> _PROBLEM REQUIREMENTS_:
Only the lines from the line containing "Clone this diagram in TikZ." to the line containing "[boxside] (#1.north east)", with both of those lines, are to be repeated exactly. Leave the images out.

##############################

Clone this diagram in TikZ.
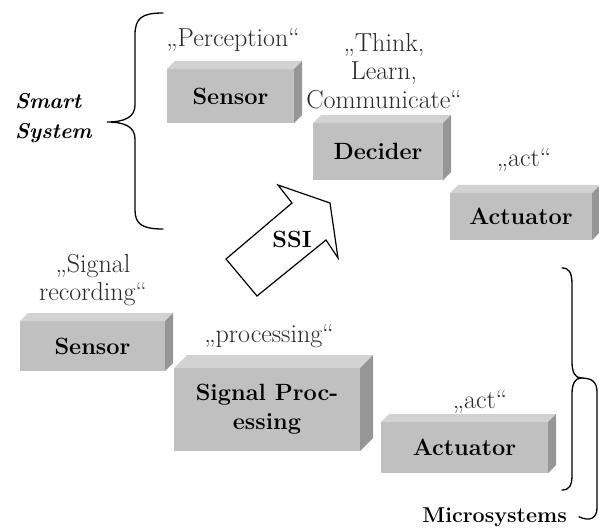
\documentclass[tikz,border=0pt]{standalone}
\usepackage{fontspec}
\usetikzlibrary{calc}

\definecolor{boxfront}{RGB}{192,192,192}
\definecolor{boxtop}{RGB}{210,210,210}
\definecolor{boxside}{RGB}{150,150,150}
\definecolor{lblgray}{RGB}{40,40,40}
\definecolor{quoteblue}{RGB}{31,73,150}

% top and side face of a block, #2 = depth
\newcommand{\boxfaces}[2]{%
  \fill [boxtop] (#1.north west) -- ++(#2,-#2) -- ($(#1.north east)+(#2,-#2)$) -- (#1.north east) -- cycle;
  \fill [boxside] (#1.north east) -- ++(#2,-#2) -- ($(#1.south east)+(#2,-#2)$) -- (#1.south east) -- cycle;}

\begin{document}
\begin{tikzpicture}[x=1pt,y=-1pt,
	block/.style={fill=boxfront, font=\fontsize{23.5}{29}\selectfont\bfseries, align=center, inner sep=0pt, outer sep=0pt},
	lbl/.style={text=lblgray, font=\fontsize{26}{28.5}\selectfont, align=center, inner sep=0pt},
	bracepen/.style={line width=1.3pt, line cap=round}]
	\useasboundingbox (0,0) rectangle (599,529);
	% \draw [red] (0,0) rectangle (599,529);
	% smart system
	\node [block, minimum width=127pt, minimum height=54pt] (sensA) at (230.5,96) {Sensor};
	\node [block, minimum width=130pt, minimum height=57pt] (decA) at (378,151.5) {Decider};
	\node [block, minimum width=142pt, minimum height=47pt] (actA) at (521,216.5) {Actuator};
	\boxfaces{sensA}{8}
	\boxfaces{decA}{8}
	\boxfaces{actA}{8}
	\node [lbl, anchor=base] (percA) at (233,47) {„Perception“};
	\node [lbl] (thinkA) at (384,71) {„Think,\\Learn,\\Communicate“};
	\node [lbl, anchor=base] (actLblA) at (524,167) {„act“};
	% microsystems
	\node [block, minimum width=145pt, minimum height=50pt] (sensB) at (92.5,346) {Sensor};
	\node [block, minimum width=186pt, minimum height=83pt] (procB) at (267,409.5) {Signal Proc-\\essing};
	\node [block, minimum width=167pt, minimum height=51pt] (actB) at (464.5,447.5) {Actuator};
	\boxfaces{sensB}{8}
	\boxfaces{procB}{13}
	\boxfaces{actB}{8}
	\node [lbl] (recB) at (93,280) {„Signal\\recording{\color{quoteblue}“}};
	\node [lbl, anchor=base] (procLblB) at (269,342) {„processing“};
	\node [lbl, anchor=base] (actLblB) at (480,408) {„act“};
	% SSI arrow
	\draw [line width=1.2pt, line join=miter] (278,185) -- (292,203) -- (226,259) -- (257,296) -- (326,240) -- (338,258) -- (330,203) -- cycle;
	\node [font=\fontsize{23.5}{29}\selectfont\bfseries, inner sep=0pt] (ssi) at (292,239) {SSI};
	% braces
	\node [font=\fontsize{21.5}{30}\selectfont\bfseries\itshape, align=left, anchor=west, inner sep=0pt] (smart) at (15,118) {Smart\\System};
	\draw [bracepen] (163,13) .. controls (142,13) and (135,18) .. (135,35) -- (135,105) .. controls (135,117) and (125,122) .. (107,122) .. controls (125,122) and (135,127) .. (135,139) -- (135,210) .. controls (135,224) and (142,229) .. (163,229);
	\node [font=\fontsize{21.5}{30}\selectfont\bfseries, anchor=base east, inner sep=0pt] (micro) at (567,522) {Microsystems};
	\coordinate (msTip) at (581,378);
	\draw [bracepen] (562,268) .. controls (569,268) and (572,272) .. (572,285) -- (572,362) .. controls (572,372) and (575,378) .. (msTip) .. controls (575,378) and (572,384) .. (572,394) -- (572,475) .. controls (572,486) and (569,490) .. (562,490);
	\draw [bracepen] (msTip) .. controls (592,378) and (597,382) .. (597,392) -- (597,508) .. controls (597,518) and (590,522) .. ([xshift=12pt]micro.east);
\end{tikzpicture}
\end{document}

##############################

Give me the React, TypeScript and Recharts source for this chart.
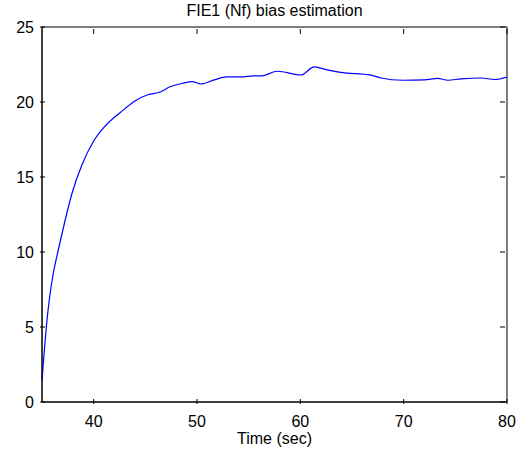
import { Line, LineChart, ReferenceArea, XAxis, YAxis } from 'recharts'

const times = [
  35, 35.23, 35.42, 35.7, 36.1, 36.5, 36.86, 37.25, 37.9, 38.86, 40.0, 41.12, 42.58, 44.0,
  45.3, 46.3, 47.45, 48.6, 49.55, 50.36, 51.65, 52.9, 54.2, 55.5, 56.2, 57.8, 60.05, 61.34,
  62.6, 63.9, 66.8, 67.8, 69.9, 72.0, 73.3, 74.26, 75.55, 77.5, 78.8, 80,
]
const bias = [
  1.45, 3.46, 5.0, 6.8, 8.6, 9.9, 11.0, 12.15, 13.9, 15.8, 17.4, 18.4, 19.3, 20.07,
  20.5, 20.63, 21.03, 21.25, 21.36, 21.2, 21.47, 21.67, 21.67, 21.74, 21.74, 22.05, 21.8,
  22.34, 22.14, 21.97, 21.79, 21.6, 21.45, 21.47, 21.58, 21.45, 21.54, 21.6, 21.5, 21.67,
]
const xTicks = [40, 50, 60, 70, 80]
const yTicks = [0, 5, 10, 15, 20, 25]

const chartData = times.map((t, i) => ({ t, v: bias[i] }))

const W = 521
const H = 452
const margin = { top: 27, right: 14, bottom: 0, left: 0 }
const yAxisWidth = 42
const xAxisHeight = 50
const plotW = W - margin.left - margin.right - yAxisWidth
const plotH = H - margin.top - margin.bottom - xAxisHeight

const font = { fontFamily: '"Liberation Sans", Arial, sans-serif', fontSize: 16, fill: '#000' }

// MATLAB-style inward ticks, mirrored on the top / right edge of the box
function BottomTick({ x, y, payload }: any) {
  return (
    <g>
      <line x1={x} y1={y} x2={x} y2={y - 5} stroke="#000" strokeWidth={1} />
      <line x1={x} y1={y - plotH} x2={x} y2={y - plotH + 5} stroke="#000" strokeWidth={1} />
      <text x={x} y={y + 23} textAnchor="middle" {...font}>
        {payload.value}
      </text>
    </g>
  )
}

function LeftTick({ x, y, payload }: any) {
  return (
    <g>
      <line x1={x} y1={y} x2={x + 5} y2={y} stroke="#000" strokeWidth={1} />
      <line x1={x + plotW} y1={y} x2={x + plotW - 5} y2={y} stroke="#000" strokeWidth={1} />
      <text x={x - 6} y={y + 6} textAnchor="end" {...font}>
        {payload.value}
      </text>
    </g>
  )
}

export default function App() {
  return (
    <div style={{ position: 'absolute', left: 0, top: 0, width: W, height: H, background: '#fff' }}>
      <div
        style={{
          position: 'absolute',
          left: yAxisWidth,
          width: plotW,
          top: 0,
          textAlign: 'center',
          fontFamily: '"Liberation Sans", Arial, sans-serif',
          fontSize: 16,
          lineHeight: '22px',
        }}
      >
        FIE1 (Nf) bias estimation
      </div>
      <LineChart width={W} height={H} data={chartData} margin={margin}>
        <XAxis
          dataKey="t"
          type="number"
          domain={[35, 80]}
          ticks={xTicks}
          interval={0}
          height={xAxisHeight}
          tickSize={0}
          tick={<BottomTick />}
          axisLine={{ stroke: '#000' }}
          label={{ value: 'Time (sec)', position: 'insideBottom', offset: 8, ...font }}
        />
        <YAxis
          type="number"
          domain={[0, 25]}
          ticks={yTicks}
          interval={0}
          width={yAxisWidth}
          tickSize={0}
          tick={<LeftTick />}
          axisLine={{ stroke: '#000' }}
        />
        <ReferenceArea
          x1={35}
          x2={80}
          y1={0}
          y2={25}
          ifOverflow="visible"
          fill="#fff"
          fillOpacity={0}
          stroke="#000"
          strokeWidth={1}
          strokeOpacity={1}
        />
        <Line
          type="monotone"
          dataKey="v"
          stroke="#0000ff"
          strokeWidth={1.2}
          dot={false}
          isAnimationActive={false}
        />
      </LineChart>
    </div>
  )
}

##############################

> _FINISHED TASK_:
Clone this diagram in TikZ.
\documentclass[tikz,border=0pt]{standalone}
\usepackage{fontspec}
\usetikzlibrary{calc}

\definecolor{boxfront}{RGB}{192,192,192}
\definecolor{boxtop}{RGB}{210,210,210}
\definecolor{boxside}{RGB}{150,150,150}
\definecolor{lblgray}{RGB}{40,40,40}
\definecolor{quoteblue}{RGB}{31,73,150}

% top and side face of a block, #2 = depth
\newcommand{\boxfaces}[2]{%
  \fill [boxtop] (#1.north west) -- ++(#2,-#2) -- ($(#1.north east)+(#2,-#2)$) -- (#1.north east) -- cycle;
  \fill [boxside] (#1.north east) -- ++(#2,-#2) -- ($(#1.south east)+(#2,-#2)$) -- (#1.south east) -- cycle;}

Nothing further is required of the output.